She then moved him, and shook him, and all his chains fell off.

She lifted him on her shoulders, and carried him to the palace of the Shaikh, who was named Abbas Salam. Here he heard a voice crying, “Enter, Saif Zul Yezn.” He did so, and found a grave and venerable old man, who gave him a very friendly reception, saying, “Wait till tomorrow, when Akissa will come to guide you to the castle of Mukhtatif.” He remained with him for the night, and when Akissa arrived next morning, the old man told her to hasten, that the world might be soon rid of the monster. They then left this venerable man, and when they had walked awhile, Akissa said to Saif, “Look before you.” He did so, and perceived a black mass at some distance. “This is the castle of the evil-doer,” said she, “but I cannot advance a step further than this.”

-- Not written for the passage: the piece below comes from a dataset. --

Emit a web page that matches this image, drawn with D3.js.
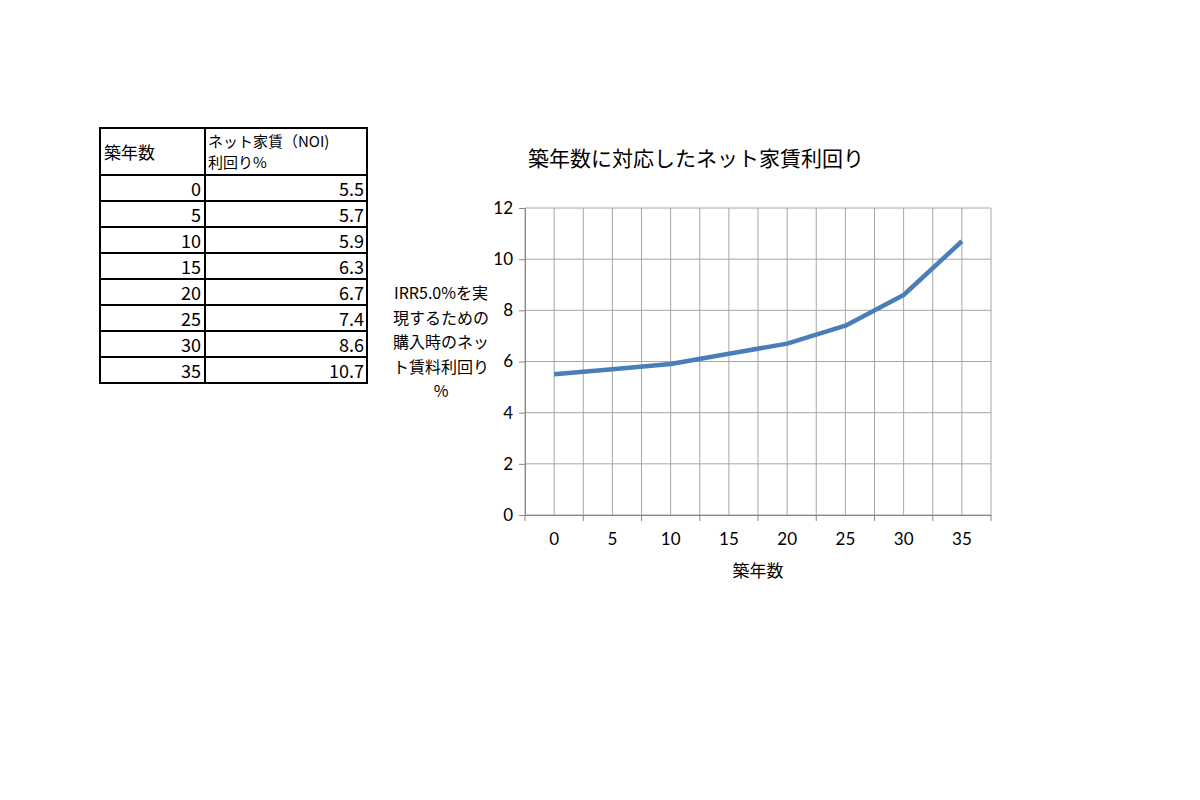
<!DOCTYPE html>
<html>
<head>
<meta charset="utf-8">
<script src="https://cdn.jsdelivr.net/npm/d3@7"></script>
<style>
  body { margin: 0; background: #fff; }
  svg text { fill: #000; }
</style>
</head>
<body>
<div id="chart"></div>
<script>
// data
const ages = [0, 5, 10, 15, 20, 25, 30, 35];
const yields = [5.5, 5.7, 5.9, 6.3, 6.7, 7.4, 8.6, 10.7];
const yTicks = [0, 2, 4, 6, 8, 10, 12];
const tableHeader = ["築年数", ["ネット家賃（NOI)", "利回り%"]];
const chartTitle = "築年数に対応したネット家賃利回り";
const xTitle = "築年数";
const yTitleLines = ["IRR5.0%を実", "現するための", "購入時のネッ", "ト賃料利回り", "%"];

const width = 1200, height = 800;
const jp = "'Noto Sans CJK JP', sans-serif";
const num = "Lato, 'Noto Sans', sans-serif";

const svg = d3.select("#chart").append("svg")
    .attr("width", width)
    .attr("height", height);

// --- table on the left ---
const tbl = { left: 100, mid: 205, right: 367, top: 128, headH: 47, rowH: 26 };
const tg = svg.append("g");
const tableBottom = tbl.top + tbl.headH + tbl.rowH * ages.length;

tg.append("text")
    .attr("x", tbl.left + 4).attr("y", tbl.top + 31)
    .style("font-family", jp).style("font-size", "17px")
    .text(tableHeader[0]);
tableHeader[1].forEach((t, i) => {
    tg.append("text")
        .attr("x", tbl.mid + 3).attr("y", tbl.top + 19 + i * 21)
        .style("font-family", jp).style("font-size", "15px")
        .text(t);
});

ages.forEach((a, i) => {
    const y = tbl.top + tbl.headH + tbl.rowH * i;
    tg.append("text")
        .attr("x", tbl.mid - 4).attr("y", y + 21)
        .attr("text-anchor", "end")
        .style("font-family", jp).style("font-size", "18px")
        .text(a);
    tg.append("text")
        .attr("x", tbl.right - 3).attr("y", y + 21)
        .attr("text-anchor", "end")
        .style("font-family", jp).style("font-size", "18px")
        .text(yields[i]);
});

// borders
const hLines = [tbl.top, tbl.top + tbl.headH].concat(ages.map((a, i) => tbl.top + tbl.headH + tbl.rowH * (i + 1)));
hLines.forEach(y => {
    tg.append("line").attr("x1", tbl.left).attr("x2", tbl.right).attr("y1", y).attr("y2", y)
        .attr("stroke", "#000").attr("stroke-width", 2);
});
[tbl.left, tbl.mid, tbl.right].forEach(x => {
    tg.append("line").attr("x1", x).attr("x2", x).attr("y1", tbl.top - 1).attr("y2", tableBottom + 1)
        .attr("stroke", "#000").attr("stroke-width", 2);
});

// --- line chart ---
const plot = { left: 525, right: 991, top: 208, bottom: 515 };

const x = d3.scaleBand()
    .domain(ages)
    .range([plot.left, plot.right]);

const y = d3.scaleLinear()
    .domain([0, 12])
    .range([plot.bottom, plot.top]);

// vertical grid: at band edges and band centres
const vGrid = [];
ages.forEach(a => { vGrid.push(x(a)); vGrid.push(x(a) + x.bandwidth() / 2); });
vGrid.push(plot.right);
svg.append("g").selectAll("line")
    .data(vGrid)
    .join("line")
    .attr("x1", d => d).attr("x2", d => d)
    .attr("y1", plot.top).attr("y2", plot.bottom)
    .attr("stroke", "#a6a6a6").attr("stroke-width", 1);

// horizontal grid
svg.append("g").selectAll("line")
    .data(yTicks)
    .join("line")
    .attr("x1", plot.left).attr("x2", plot.right)
    .attr("y1", d => y(d)).attr("y2", d => y(d))
    .attr("stroke", "#a6a6a6").attr("stroke-width", 1);

// y axis
const yAxis = svg.append("g")
    .attr("transform", `translate(${plot.left},0)`)
    .call(d3.axisLeft(y).tickValues(yTicks).tickSize(6).tickPadding(6));
yAxis.select(".domain").attr("stroke", "#868686");
yAxis.selectAll(".tick line").attr("stroke", "#868686");
yAxis.selectAll("text").style("font-family", num).style("font-size", "17px");

// x axis: ticks at band boundaries, labels at centres
const xAxis = svg.append("g")
    .attr("transform", `translate(0,${plot.bottom})`)
    .call(d3.axisBottom(x).tickSize(0).tickPadding(18));
xAxis.select(".domain").attr("stroke", "#868686");
xAxis.selectAll("text").style("font-family", num).style("font-size", "17px");
svg.append("g").selectAll("line")
    .data(ages.map(a => x(a)).concat([plot.right]))
    .join("line")
    .attr("x1", d => d).attr("x2", d => d)
    .attr("y1", plot.bottom).attr("y2", plot.bottom + 6)
    .attr("stroke", "#868686");

// series line
const line = d3.line()
    .x((d, i) => x(ages[i]) + x.bandwidth() / 2)
    .y(d => y(d));
svg.append("path")
    .datum(yields)
    .attr("fill", "none")
    .attr("stroke", "#4a7ebb")
    .attr("stroke-width", 4.5)
    .attr("stroke-linejoin", "round")
    .attr("d", line);

// titles
svg.append("text")
    .attr("x", 696).attr("y", 166)
    .attr("text-anchor", "middle")
    .style("font-family", jp).style("font-size", "21px")
    .text(chartTitle);

svg.append("text")
    .attr("x", (plot.left + plot.right) / 2).attr("y", 577)
    .attr("text-anchor", "middle")
    .style("font-family", jp).style("font-size", "17px")
    .text(xTitle);

const yt = svg.append("text")
    .attr("text-anchor", "middle")
    .style("font-family", jp).style("font-size", "16px");
yTitleLines.forEach((t, i) => {
    yt.append("tspan").attr("x", 441).attr("y", 299 + i * 24.5).text(t);
});
</script>
</body>
</html>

Saif therefore pursued his way alone, and when he came near the castle, he walked round it to look for the entrance. As he was noticing the extraordinary height of the castle, which was founded on the earth, but appeared to overtop the clouds, he saw a window open, and several people looked out, who pointed at him with their fingers, exclaiming, “That is he, that is he!” They threw him a rope, which they directed him to bind round him. They drew him up by it, when he found himself in the presence of three hundred and sixty damsels, who saluted him by his name.

 

*

 

(Here Habicht’s fragment ends.)

 

SCOTT’S MSS. AND TRANSLATIONS.

 

In 1800, Jonathan Scott, LL.D., published a volume of “Tales, Anecdotes, and Letters, translated from the Arabic and Persian,”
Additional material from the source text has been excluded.